How come the norm for italic serifs is slanted roman capitals, when the lowercase often departs from the lowercase roman? Did anyone ever try a different approach?
I do believe so. From Robert Slimbach, Minion Italic has true italic capitals (as swash cap variants). It seems somewhat unusual to depart from slanted roman for italic caps, regardless of whether it's serifs or sans. Although, I don't see why it is so uncommon. For the most part, italic caps are either slanted or swash, although they don't quite have to be either, in my opinion. [[http://www.underware.nl/site2/index.php?id1=auto&id2=info|Auto,]] the triple italic sans serif by Underware does seem to have achieved some visibly cursive italic capitals in italic 2, without being ostentatiously swashy. Even italic 1 has some forms that vary from the roman. Italic 3, of course, has lots of swash and attitude to it.
With [[http://typophile.com/node/74121|Neuton's]]second italic, I'm going to have capitals with a noticeably cursive disposition is structure, and the serifs will have modified serifs that are also leaning more towards cursive, although not so obviously. I do not yet have examples of the digitized yet, although it's in my sketches. The first italic will have more traditional slanted capitals.
I'm sure there are other fonts that take a more cursive approach to the italic capitals.
I think the drawback in using cursive shapes for uppercase italics is that they would look clumsy in an all-caps word.
Many typefaces also have swashed lowercase. They primarly serve a decorative purpose (at least in modern typography) but obviously have more in common with cursive lc than slanted roman capitals. What I’m talking about is something cursive in construction, but not necessarily as expressive as swashed capitals.
Didn’t some early italics have upright roman capitals?
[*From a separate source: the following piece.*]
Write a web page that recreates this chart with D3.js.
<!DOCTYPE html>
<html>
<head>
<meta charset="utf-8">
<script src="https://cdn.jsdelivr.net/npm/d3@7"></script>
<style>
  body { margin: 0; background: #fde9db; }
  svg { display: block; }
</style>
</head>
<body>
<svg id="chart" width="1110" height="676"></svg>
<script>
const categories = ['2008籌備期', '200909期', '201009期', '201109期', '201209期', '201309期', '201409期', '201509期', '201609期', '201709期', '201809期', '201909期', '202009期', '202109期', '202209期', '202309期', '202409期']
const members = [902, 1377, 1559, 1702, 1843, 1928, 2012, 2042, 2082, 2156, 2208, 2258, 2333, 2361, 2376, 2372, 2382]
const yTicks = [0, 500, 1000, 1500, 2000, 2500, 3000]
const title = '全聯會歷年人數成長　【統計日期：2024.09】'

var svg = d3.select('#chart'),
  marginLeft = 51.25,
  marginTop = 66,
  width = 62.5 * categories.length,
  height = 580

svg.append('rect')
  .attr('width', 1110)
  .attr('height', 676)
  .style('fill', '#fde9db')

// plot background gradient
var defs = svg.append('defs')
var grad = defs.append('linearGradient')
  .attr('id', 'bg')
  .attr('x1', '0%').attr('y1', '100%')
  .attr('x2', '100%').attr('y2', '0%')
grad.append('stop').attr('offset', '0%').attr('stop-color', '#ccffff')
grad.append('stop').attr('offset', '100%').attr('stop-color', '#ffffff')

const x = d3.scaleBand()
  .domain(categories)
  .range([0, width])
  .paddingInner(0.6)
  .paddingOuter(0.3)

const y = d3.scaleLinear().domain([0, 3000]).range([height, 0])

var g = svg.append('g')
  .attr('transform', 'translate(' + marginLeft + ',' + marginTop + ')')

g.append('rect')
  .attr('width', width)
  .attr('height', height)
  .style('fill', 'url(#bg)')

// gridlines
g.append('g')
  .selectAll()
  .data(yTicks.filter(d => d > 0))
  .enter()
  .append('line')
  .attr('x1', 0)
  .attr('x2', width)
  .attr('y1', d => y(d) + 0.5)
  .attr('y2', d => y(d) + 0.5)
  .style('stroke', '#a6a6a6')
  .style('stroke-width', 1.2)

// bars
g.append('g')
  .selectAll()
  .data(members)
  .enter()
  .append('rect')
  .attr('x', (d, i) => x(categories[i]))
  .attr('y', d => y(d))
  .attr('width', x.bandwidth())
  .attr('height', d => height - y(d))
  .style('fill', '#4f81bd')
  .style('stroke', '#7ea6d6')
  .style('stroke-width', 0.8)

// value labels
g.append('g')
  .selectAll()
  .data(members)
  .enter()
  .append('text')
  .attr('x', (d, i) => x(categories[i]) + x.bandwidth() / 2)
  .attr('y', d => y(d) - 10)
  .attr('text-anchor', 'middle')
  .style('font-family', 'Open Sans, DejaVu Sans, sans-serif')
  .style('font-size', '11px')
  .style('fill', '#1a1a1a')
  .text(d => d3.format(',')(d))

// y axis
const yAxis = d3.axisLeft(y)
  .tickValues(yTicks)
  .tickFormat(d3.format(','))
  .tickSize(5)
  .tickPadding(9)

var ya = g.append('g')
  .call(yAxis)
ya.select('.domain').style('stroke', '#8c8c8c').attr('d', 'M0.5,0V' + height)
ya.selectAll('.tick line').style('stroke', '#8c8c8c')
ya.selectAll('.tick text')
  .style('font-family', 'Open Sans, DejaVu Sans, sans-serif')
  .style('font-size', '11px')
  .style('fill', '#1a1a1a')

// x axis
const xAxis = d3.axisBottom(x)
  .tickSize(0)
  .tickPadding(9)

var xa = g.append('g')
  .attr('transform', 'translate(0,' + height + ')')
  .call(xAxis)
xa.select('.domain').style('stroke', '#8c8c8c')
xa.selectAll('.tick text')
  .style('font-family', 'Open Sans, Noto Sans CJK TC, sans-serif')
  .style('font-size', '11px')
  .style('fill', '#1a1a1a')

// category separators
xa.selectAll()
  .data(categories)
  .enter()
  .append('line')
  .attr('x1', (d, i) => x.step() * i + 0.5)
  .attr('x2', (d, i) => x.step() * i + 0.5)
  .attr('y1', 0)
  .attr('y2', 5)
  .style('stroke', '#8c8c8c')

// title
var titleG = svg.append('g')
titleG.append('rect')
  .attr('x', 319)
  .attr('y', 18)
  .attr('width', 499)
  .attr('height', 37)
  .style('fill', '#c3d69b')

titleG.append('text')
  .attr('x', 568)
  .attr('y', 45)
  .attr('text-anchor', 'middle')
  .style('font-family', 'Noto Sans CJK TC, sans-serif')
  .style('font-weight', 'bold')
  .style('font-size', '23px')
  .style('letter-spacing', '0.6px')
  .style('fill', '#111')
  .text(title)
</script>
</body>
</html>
Did we just slant them and leave it at that?
Auto Italic 2 is very interesting, btw. I hadn’t noticed those caps before.
I think the lowercase, with its roots in pen-drawn forms, simply accomodates cursive adaptation better than the inscription-based capital forms.
@frode, Yeah, I thought you were more talking about cursive structure than with swash forms. I think the early italic capitals were simply roman capitals, and then later started to be slanted. Don't quote me on this, but I believe I read Baskerville was the first to use swash capitals. Although, I might be confusing that with Caslon. (Or am remembering wrong.)
Auto Italic 2 caps definitely are a good variation on the norm.
@riccard0 Hmm, you do have a point about the more cursive capitals working less well in lines of caps. Contextual alternates for all-cap settings?
Many typefaces have a set of swash capitals as alternates, intended for use in U&lc setting (1, Caslon).
But that doesn't work for all caps (2), which is why they're alternates.
However, some types have implemented the swash form into some characters, e.g. Baskerville (3), and several of Goudy's types.
Robert Slimbach created a full set of "all-cap-able" swash caps for Minion (4). I suspect that the way InDesign functions had some bearing on that.
I like that idea too, which I came to when working on Fontesque (7), which uses the swash form as the default for caps.
I've also implemented it in the swash caps of Oneleigh (5) and Scotch Modern (6)
Because italic was always lower case?